■ **Information provided**:
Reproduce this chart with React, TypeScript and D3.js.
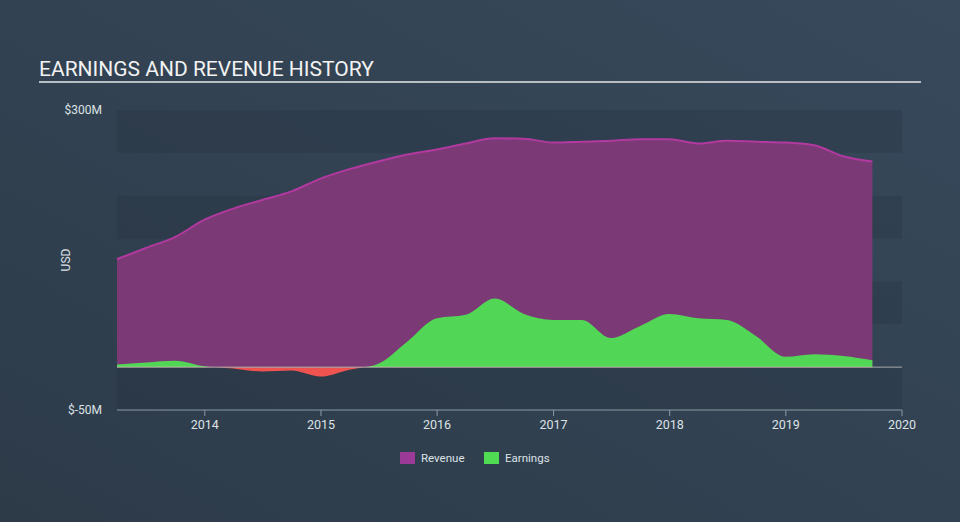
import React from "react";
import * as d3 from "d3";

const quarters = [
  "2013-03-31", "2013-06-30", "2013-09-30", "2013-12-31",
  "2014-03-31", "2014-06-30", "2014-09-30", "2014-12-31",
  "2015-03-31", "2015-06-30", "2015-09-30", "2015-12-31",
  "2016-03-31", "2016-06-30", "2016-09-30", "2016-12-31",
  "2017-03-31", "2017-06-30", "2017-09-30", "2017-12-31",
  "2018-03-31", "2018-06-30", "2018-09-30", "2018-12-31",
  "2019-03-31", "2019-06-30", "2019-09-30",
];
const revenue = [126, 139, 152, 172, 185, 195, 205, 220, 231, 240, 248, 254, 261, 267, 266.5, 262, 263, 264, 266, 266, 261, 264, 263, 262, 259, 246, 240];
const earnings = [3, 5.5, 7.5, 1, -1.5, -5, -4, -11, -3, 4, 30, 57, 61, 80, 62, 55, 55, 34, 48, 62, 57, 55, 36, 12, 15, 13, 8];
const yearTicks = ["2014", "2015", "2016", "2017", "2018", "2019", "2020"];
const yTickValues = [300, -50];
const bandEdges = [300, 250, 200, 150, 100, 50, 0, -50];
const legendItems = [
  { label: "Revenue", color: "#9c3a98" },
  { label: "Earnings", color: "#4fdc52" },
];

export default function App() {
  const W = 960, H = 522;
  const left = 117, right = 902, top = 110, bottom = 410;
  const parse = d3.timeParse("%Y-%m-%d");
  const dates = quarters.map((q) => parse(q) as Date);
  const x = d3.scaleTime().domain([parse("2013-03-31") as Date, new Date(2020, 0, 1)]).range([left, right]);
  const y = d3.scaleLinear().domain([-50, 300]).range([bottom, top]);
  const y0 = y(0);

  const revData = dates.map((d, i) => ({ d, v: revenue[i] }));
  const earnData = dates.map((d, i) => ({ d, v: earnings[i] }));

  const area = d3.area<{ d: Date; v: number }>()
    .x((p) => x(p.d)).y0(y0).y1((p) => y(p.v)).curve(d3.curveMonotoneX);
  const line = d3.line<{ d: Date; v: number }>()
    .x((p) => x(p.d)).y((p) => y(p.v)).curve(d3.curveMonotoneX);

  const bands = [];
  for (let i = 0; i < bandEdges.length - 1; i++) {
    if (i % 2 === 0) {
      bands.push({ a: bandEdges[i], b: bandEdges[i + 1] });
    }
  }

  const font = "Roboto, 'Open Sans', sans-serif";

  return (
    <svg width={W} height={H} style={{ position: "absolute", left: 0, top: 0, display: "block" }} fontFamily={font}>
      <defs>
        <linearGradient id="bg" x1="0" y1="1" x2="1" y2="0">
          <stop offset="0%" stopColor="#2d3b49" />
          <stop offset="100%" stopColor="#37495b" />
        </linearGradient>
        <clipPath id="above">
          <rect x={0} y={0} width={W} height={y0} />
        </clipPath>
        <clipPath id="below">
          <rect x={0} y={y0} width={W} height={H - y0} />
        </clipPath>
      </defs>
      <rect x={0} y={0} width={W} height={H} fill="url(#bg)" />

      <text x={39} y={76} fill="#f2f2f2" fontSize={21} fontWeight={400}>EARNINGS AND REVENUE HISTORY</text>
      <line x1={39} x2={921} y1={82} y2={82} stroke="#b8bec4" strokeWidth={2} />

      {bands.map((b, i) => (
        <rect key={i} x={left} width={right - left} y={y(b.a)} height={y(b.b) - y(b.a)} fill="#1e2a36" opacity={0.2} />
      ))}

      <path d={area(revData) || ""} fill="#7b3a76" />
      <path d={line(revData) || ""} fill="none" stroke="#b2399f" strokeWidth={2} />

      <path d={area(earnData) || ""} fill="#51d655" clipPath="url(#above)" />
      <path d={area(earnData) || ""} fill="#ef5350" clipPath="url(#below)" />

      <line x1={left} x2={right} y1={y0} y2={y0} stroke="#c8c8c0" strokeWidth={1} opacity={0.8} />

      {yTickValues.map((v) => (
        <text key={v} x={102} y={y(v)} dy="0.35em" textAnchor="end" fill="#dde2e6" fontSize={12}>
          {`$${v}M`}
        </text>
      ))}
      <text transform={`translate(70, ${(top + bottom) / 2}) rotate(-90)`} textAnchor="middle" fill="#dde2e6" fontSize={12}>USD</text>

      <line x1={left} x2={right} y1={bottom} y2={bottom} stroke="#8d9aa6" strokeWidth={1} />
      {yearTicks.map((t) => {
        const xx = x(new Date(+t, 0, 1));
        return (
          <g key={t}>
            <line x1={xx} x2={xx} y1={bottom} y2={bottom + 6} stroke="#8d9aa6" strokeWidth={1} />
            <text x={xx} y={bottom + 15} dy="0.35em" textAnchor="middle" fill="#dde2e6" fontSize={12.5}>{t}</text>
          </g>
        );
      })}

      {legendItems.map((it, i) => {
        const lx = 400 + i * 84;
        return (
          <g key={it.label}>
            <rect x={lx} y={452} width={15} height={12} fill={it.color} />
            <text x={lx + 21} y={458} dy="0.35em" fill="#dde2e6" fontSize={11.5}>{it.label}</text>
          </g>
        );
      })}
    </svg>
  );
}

■ **Short problem**: Of the lines in the listing, how many hold the word "React"? Nothing but the number is needed.

■ **Written solution**: 2